Given ITEC’s explicit mandate to coordinate the exchange of information among U.S.  trade agencies and the Intelligence Community, it is plausible that such information might include information obtained by clandestine means, such as the NSA programs described by Snowden.  Such information could be very valuable to ITEC to the extent it reveals potential trade violations, or even a foreign government’s strategy for handling a trade dispute with the U.S.  While the collection of such information might be authorized strictly for national security purposes, ITEC might be tempted to use the data collected for its own purposes – establishing evidence of trade violations and assisting the U.S. government in trade negotiations and disputes.

Furthermore, it is unclear what national security purpose would be served by clandestine surveillance of “friendly” nations, such as the alleged wiretapping of EU Member States embassies.  Information obtained through such means could, however, be very useful in trade negotiations, such as the ongoing Trans-Pacific Partnership negotiations or the burgeoning US-EU trade talks.  The US-EU talks have already hit snags as a result of the NSA revelations, with European officials denouncing the U.S.’s purported actions, and at least one participant, France, calling for a temporary delay of trade negotiations.

Snowden’s revelations provide a new lens under which to examine the role of ITEC and its ties to the Intelligence Community.  USTR and Commerce trumpeted the efficacy of ITEC in their joint 2013 Subsidies Enforcement Report to Congress, stating that ITEC “has already played an important role in vigorously pursuing U.S. rights under the Subsidies Agreement” — for example, in a WTO consultation regarding alleged Chinese export subsidies on autos and auto parts.  The Report stated that “Commerce, USTR and the ITEC subsidy experts collaborated closely in extensively researching, compiling and analyzing hundreds of Chinese central and provincial government measures.”  The means by which ITEC carried out this research and analysis are not specifically revealed, although the Report states that “IA and USTR officers stationed overseas (for example, in China) enhance these efforts by helping to gather, clarify, and confirm the accuracy of information concerning foreign subsidy practices.”  Could ITEC’s network include secret agents?  What about the Executive Order’s encouragement that the Intelligence Community assign employees to the Center?  Even if those employees do not bring with them data obtained through clandestine means, they may well use personal knowledge that they have gained through covert operations against U.S. trade partners.  References to ITEC’s “intelligence community liaison” have been particularly vague.  The most fulsome public report on the activities of this ITEC officer appears to be in the 2013 Trade Agenda, which merely states: “An intelligence community liaison provides a variety of critical services and assistance to ITEC in furtherance of its objectives, including introducing ITEC, its mission, and priorities to the various collection and analytic components of the intelligence community.”

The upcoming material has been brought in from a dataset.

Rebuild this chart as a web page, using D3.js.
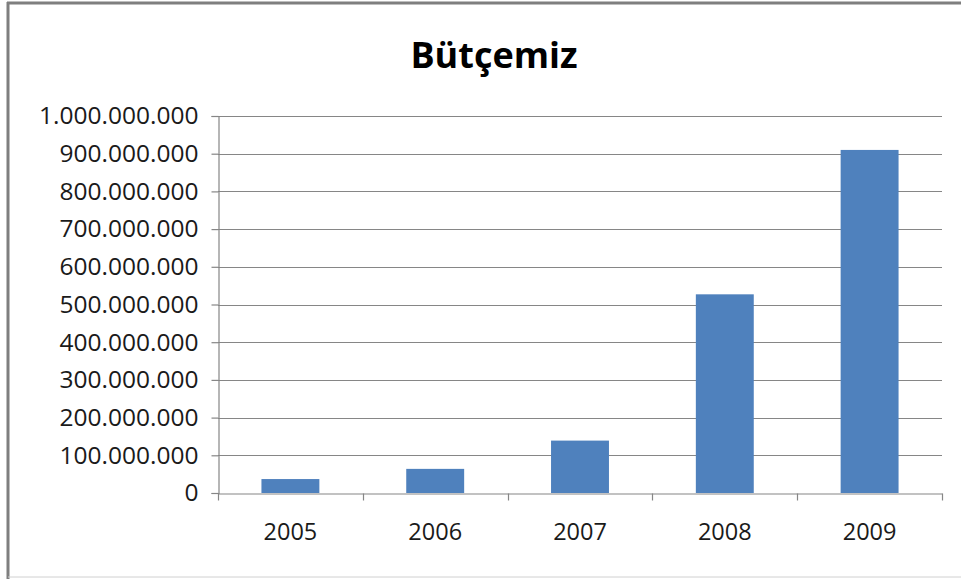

As a federal agency, ITEC is relatively small.  Its approved budget in 2013 was approximately $15 million, and the Commerce Department has asked Congress for $20 million to fund ITEC in 2014 (as part of an $8.6 billion total Department budget).  However, ITEC is important in what it represents – a partnership between transparent U.S. agencies, agencies with an economic purpose, and clandestine U.S. agencies, agencies with a national security purpose.  The sharing of information and resources between such agencies may be highly effective in enforcing trade law and assisting the U.S. in negotiations.  But it could also be counterproductive, if it gives U.S. trade partners the impression that the U.S. uses the fruits of espionage to advance its trade agenda.